Also, what makes you say that database as an integration layer should always be avoided?
15 years of writing software. Every time I've had to deal with a shared database it has caused problems, and every time I've built a system avoiding that antipattern it has worked much better.
Database-as-IPC is about the transport aspect, not the logical integration (which is the problem of back-compatibility).
Ian F Nelson's blog post is about a DB that is tightly-coupled to the app: “my” application is using NHibernate as an ORM layer, so until this invasion we have been able to perform database schema refactorings with relative impunity.
Conventionally, RDB schemas are designed in terms of the data itself, not a particular app. In the Enterprise (where RDB are most used), data typically outlives different applications for the same task over decades, often written in different languages. Typically, the data needs also to be accessed by several different applications.

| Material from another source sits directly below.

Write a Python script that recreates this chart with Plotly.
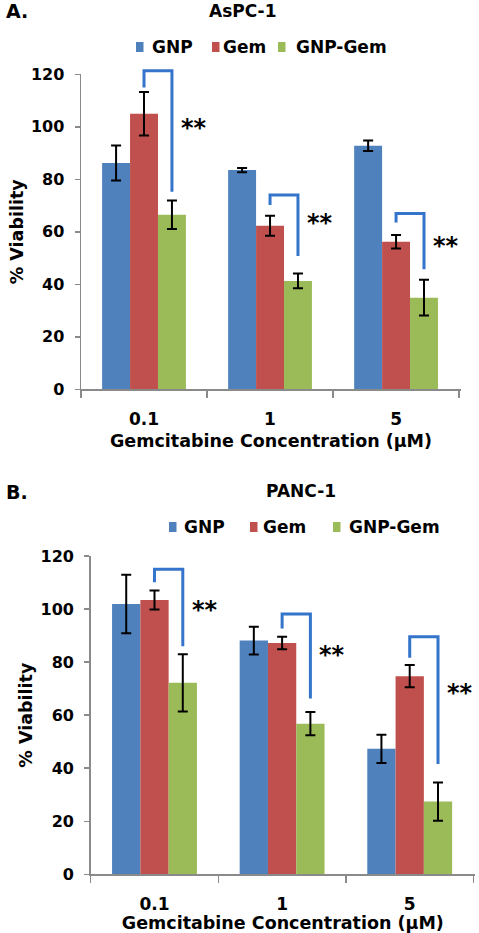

But here I'm talking about logical back-compatibility (surviving version changes) - the blog makes good points about "caching and application-level security". Where those vary with the application, it makes sense to separate them from the DB. But like Database-as-IPC, they are closer to the transport layer than to logical structure.
15 years of writing software. Every time I've had to deal with a shared database it has caused problems, and every time I've built a system avoiding that antipattern it has worked much better.
But it's not just me, here's some references:
Enterprise Integration Anti-Patterns # - The Shared Database: http://ianfnelson.com/archives/2010/11/08/shared-database/
Database as an IPC Antipattern (which is a subset of the broader shared database antipattern): http://en.wikipedia.org/wiki/Database-as-IPC
There is a good reason why SOA was created, and why exposing applications' data via defined interfaces is very popular.